Imagine we had an NSDictionary created using the following method:

- (NSDictionary *)personRowWithFirstname:(NSString *)aFirstname
    lastname:(NSString *)aLastname
{
    return
        [NSDictionary dictionaryWithObjectsAndKeys:
            aFirstname, @"firstname",
            aLastname, @"lastname",
        nil];
}

we could test if a given row created by this method matched the predicate "firstname = 'John' AND lastname = 'Smith'" with the following:

// given an NSDictionary created used the above method named "row"...
NSPredicate *johnSmithPredicate =
    [NSPredicate predicateWithFormat:@"firstname = 'John' AND lastname = 'Smith'"];
BOOL rowMatchesPredicate = [johnSmithPredicate evaluateWithObject:row];

The string format used to construct an NSPredicate in Cocoa is very similar to the syntax of the "WHERE" clause in SQL. You can also construct this NSPredicate in code by building it from two NSComparisonPredicates and an NSCompoundPredicate.

A more common use of NSPredicate is filtering — extracting rows that match an NSPredicate from a larger collection:

// given an NSArray of rows named "rows" and the above "johnSmithPredicate"...
NSArray *rowsMatchingPredicate = [rows filteredArrayUsingPredicate:johnSmithPredicate];

This is then more like an SQL query where we have selected matching rows from the larger table of data.

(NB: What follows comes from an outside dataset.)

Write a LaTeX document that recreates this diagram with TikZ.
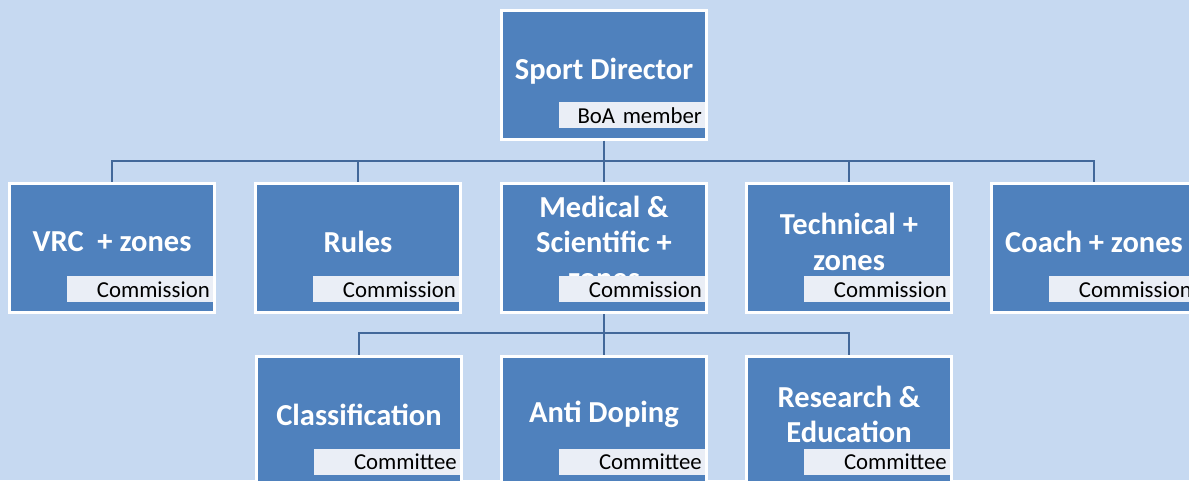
\documentclass[tikz,border=0pt]{standalone}
\usepackage{fontspec}
\setmainfont{Carlito}
\definecolor{bg}{RGB}{198,217,241}
\definecolor{boxblue}{RGB}{79,129,189}
\definecolor{lab}{RGB}{234,238,246}
\definecolor{conn}{RGB}{66,104,154}
\begin{document}
\begin{tikzpicture}[x=1pt,y=-1pt,
  orgbox/.style={draw=white, line width=3pt, fill=boxblue, minimum width=205pt, minimum height=129pt, inner sep=0pt},
  title/.style={text=white, font=\bfseries\fontsize{30.5}{35.5}\selectfont, align=center, inner sep=0pt},
  tag/.style={fill=lab, minimum height=26pt, inner ysep=0pt, inner xsep=3.5pt, text width=139pt, align=right, anchor=south east, xshift=-2.5pt, yshift=11.5pt, font=\fontsize{22.8}{26}\selectfont, text=black},
  link/.style={draw=conn, line width=2.8pt}]
\useasboundingbox (0,0) rectangle (1189,480);
\clip (0,0) rectangle (1189,480);
\fill[bg] (0,0) rectangle (1189,480);

\coordinate (hubA) at (604,161);
\coordinate (hubB) at (604,333);

% boxes
\node[orgbox] (sd) at (604,74.5) {};
\node[orgbox] (vrc) at (112,248) {};
\node[orgbox] (rules) at (358,248) {};
\node[orgbox] (med) at (604,248) {};
\node[orgbox] (tech) at (849,248) {};
\node[orgbox] (coach) at (1094,248) {};
\node[orgbox] (class) at (359,420.5) {};
\node[orgbox] (anti) at (604,420.5) {};
\node[orgbox] (res) at (849,420.5) {};

% connectors
\draw[link] (sd.south) -- (hubA);
\foreach \b in {vrc,rules,med,tech,coach} \draw[link] (hubA) -| (\b.north);
\draw[link] (med.south) -- (hubB);
\foreach \b in {class,anti,res} \draw[link] (hubB) -| (\b.north);

% titles
\node[title, yshift=3pt] (sdt) at (sd.center) {Sport Director};
\node[title, yshift=6pt] (vrct) at (vrc.center) {VRC\ \ + zones};
\node[title, yshift=6pt] (rulest) at (rules.center) {Rules};
\node[title, yshift=6pt] (medt) at (med.center) {Medical \&\\Scientific +\\zones};
\node[title, yshift=6pt] (techt) at (tech.center) {Technical +\\zones};
\node[title, yshift=6pt] (coacht) at (coach.center) {Coach + zones};
\node[title, yshift=6pt] (classt) at (class.center) {Classification};
\node[title, yshift=6pt] (antit) at (anti.center) {Anti Doping};
\node[title, yshift=6pt] (rest) at (res.center) {Research \&\\Education};

% tags
\node[tag, yshift=0.5pt] (sdl) at (sd.south east) {BoA member};
\node[tag] (vrcl) at (vrc.south east) {Commission};
\node[tag] (rulesl) at (rules.south east) {Commission};
\node[tag] (medl) at (med.south east) {Commission};
\node[tag] (techl) at (tech.south east) {Commission};
\node[tag] (coachl) at (coach.south east) {Commission};
\node[tag] (classl) at (class.south east) {Committee};
\node[tag] (antil) at (anti.south east) {Committee};
\node[tag] (resl) at (res.south east) {Committee};
\end{tikzpicture}
\end{document}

Note: NSPredicate handles filtering only. If you'd like to replicate SQL's "ORDER BY" clause, you can apply NSSortDescriptor as a separate step.

Verifying an email address

The "LIKE" comparison operator in NSPredicate (NSLikePredicateOperatorType) is commonly used as a convenient means of testing if an NSString matches a Regular Expression. It's advantage over full libraries with greater options and replacement capability is that it is already in Cocoa — no libraries, no linkage, no hassle.

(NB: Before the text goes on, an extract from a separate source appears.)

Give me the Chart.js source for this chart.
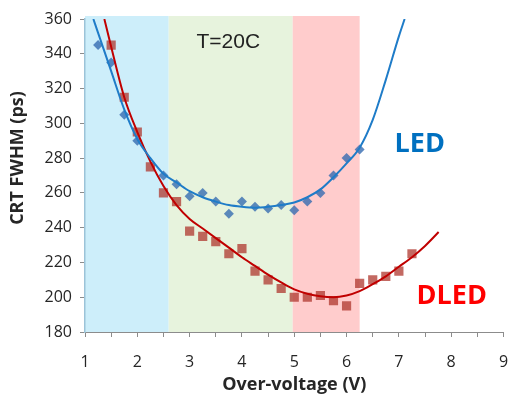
<!DOCTYPE html>
<html>
<head>
<meta charset="utf-8">
<script src="https://cdn.jsdelivr.net/npm/chart.js@4"></script>
<style>
  html, body { margin: 0; padding: 0; background: #fff; }
  #wrap { width: 510px; height: 400px; }
</style>
</head>
<body>
<div id="wrap"><canvas id="c" width="510" height="400"></canvas></div>
<script>
// measured points
const ledX = [1.25, 1.5, 1.75, 2, 2.5, 2.75, 3, 3.25, 3.5, 3.75, 4, 4.25, 4.5, 4.75, 5, 5.25, 5.5, 5.75, 6, 6.25];
const ledY = [345, 335, 305, 290, 270, 265, 258, 260, 255, 248, 255, 252, 251, 253, 250, 255, 260, 270, 280, 285];
const dledX = [1.5, 1.75, 2, 2.25, 2.5, 2.75, 3, 3.25, 3.5, 3.75, 4, 4.25, 4.5, 4.75, 5, 5.25, 5.5, 5.75, 6, 6.25, 6.5, 6.75, 7, 7.25];
const dledY = [345, 315, 295, 275, 260, 255, 238, 235, 232, 225, 228, 215, 210, 205, 200, 200, 201, 198, 195, 208, 210, 212, 215, 225];

// trend lines
const ledFitX = [1.16, 1.25, 1.5, 1.75, 2, 2.25, 2.5, 2.75, 3, 3.25, 3.5, 3.75, 4, 4.25, 4.5, 4.75, 5, 5.25, 5.5, 5.75, 6, 6.25, 6.5, 6.75, 7, 7.11];
const ledFitY = [360, 352, 330, 308, 291, 280, 271, 266, 261, 257.5, 255, 253, 252, 251.5, 252, 253, 254.5, 257.5, 262, 269, 277, 286, 302, 325, 350, 360];
const dledFitX = [1.37, 1.5, 1.75, 2, 2.25, 2.5, 2.75, 3, 3.25, 3.5, 3.75, 4, 4.25, 4.5, 4.75, 5, 5.25, 5.5, 5.75, 6, 6.25, 6.5, 6.75, 7, 7.25, 7.5, 7.76];
const dledFitY = [360, 344, 315, 295, 278, 264, 253, 245, 239.5, 234, 228.5, 223, 218, 213, 208.5, 204.5, 202, 200.5, 200, 201, 203.5, 207.5, 212, 217.5, 223, 229.5, 237.5];

// shaded voltage ranges
const bandStarts = [1, 2.6, 4.97];
const bandEnds = [2.6, 4.97, 6.25];
const bandColors = ['#cdeefa', '#e7f3dd', '#ffcccc'];

const xTicks = [1, 9];
const yTicks = [180, 360];

function pts(xs, ys) {
  return xs.map((x, i) => ({ x: x, y: ys[i] }));
}

const bandsPlugin = {
  id: 'bands',
  beforeDraw(chart) {
    const { ctx, chartArea, scales } = chart;
    ctx.save();
    bandStarts.forEach((s, i) => {
      const x0 = scales.x.getPixelForValue(s);
      const x1 = scales.x.getPixelForValue(bandEnds[i]);
      ctx.fillStyle = bandColors[i];
      ctx.fillRect(x0, chartArea.top - 3, x1 - x0, chartArea.bottom - chartArea.top + 3);
    });
    ctx.restore();
  }
};

const labelsPlugin = {
  id: 'labels',
  afterDraw(chart) {
    const { ctx, scales } = chart;
    const x = scales.x, y = scales.y;
    ctx.save();
    ctx.textAlign = 'center';
    ctx.textBaseline = 'middle';
    ctx.fillStyle = '#222';
    ctx.font = '21px "Liberation Sans", Arial, sans-serif';
    ctx.fillText('T=20C', x.getPixelForValue(3.74), y.getPixelForValue(346.7));
    ctx.font = 'bold 27px "Open Sans", sans-serif';
    ctx.fillStyle = '#0070c0';
    ctx.fillText('LED', x.getPixelForValue(7.4), y.getPixelForValue(287.7));
    ctx.fillStyle = '#ff0000';
    ctx.fillText('DLED', x.getPixelForValue(8.01), y.getPixelForValue(200.3));
    // y axis title
    ctx.translate(18, 158);
    ctx.rotate(-Math.PI / 2);
    ctx.fillStyle = '#262626';
    ctx.font = 'bold 18px "Open Sans", sans-serif';
    ctx.fillText('CRT FWHM (ps)', 0, 0);
    ctx.restore();
  }
};

new Chart(document.getElementById('c'), {
  type: 'scatter',
  data: {
    datasets: [
      {
        label: 'LED fit',
        data: pts(ledFitX, ledFitY),
        showLine: true,
        borderColor: '#1f7cc8',
        borderWidth: 2,
        pointRadius: 0,
        cubicInterpolationMode: 'monotone'
      },
      {
        label: 'DLED fit',
        data: pts(dledFitX, dledFitY),
        showLine: true,
        borderColor: '#c00000',
        borderWidth: 2,
        pointRadius: 0,
        cubicInterpolationMode: 'monotone'
      },
      {
        label: 'LED',
        data: pts(ledX, ledY),
        pointStyle: 'rectRot',
        pointRadius: 5,
        backgroundColor: 'rgba(50,105,175,0.78)',
        borderWidth: 0
      },
      {
        label: 'DLED',
        data: pts(dledX, dledY),
        pointStyle: 'rect',
        pointRadius: 6.5,
        backgroundColor: 'rgba(175,55,45,0.75)',
        borderWidth: 0
      }
    ]
  },
  options: {
    responsive: false,
    animation: false,
    layout: { padding: { top: 19, right: 1, left: 0, bottom: 0 } },
    plugins: {
      legend: { display: false },
      tooltip: { enabled: false }
    },
    scales: {
      x: {
        type: 'linear',
        min: xTicks[0],
        max: xTicks[1],
        afterFit(s) {
          s.height = 68;
          s.paddingLeft = 0;
          s.paddingRight = 0;
        },
        grid: { drawOnChartArea: false, tickLength: 5, color: '#8c8c8c' },
        border: { color: '#8c8c8c', width: 1 },
        ticks: {
          stepSize: 0.5,
          padding: 16,
          color: '#262626',
          font: { family: '"Open Sans", sans-serif', size: 16 },
          callback: v => Number.isInteger(v) ? v : ''
        },
        title: {
          display: true,
          text: 'Over-voltage (V)',
          color: '#262626',
          font: { family: '"Open Sans", sans-serif', size: 18, weight: 'bold' },
          padding: { top: 0, bottom: 4 }
        }
      },
      y: {
        min: yTicks[0],
        max: yTicks[1],
        afterFit(s) { s.width = 85; },
        grid: { drawOnChartArea: false, tickLength: 5, color: '#8c8c8c' },
        border: { color: '#9cc3d8', width: 1.5 },
        ticks: {
          stepSize: 20,
          padding: 8,
          color: '#262626',
          font: { family: '"Open Sans", sans-serif', size: 16 }
        }
      }
    }
  },
  plugins: [bandsPlugin, labelsPlugin]
});
</script>
</body>
</html>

To test if an NSString matches a regular expression, we can use the following code:

NSPredicate *regExPredicate =
    [NSPredicate predicateWithFormat:@"SELF MATCHES %@", regularExpressionString];
BOOL myStringMatchesRegEx = [regExPredicate evaluateWithObject:myString];

The only question that remains is: what is a regular expression that can be used to verify that an NSString contains a syntactically valid email address?

NSString *emailRegEx =
    @"(?:[a-z0-9!#$%\\&'*+/=?\\^_`{|}~-]+(?:\\.[a-z0-9!#$%\\&'*+/=?\\^_`{|}"
    @"~-]+)*|\"(?:[\\x01-\\x08\\x0b\\x0c\\x0e-\\x1f\\x21\\x23-\\x5b\\x5d-\\"
    @"x7f]|\\\\[\\x01-\\x09\\x0b\\x0c\\x0e-\\x7f])*\")@(?:(?:[a-z0-9](?:[a-"
    @"z0-9-]*[a-z0-9])?\\.)+[a-z0-9](?:[a-z0-9-]*[a-z0-9])?|\\[(?:(?:25[0-5"
    @"]|2[0-4][0-9]|[01]?[0-9][0-9]?)\\.){3}(?:25[0-5]|2[0-4][0-9]|[01]?[0-"
    @"9][0-9]?|[a-z0-9-]*[a-z0-9]:(?:[\\x01-\\x08\\x0b\\x0c\\x0e-\\x1f\\x21"
    @"-\\x5a\\x53-\\x7f]|\\\\[\\x01-\\x09\\x0b\\x0c\\x0e-\\x7f])+)\\])";

This regular expression is adapted from a version at regular-expressions.info and is a complete verification of RFC 2822.

This adaptation involved escaping all backslashes with another backslash (otherwise the NSString will try to interpret them before they are used in the Regular Expression) and escaping the ampersands (&) so it isn't interpreted as a Unicode escape sequence and caret (^) characters because — actually I have no idea why except that the expression wouldn't parse without it.

The linked regular-expressions.info page recommends using slightly different regular expressions that force the top-level domain to be a country code or a known top-level domain. With the number of top-level domains due to increase in the near future, I'm not sure this is a good constraint to impose — since this check isn't intended to verify that the provided domain name is valid.

Since this regular expression NSString is so long, I've split it over 7 lines. This is an underused feature in Standard C languages — if you split a string into pieces but put nothing except whitespace between the pieces, the compiler will treat it as one continuous string. You don't need to write an extremely long string on a single long line.

Conclusion

Just a few lines of code this week but I thought it would be good to draw attention to one of the minor additions making its way to the iPhone in SDK 3.0. I use NSPredicate all the time on Mac OS to perform searches, extract subarrays and perform quick Regular Expression tests. Without it, the only alternatives on the iPhone were methodical array iterations and manual comparisons in code.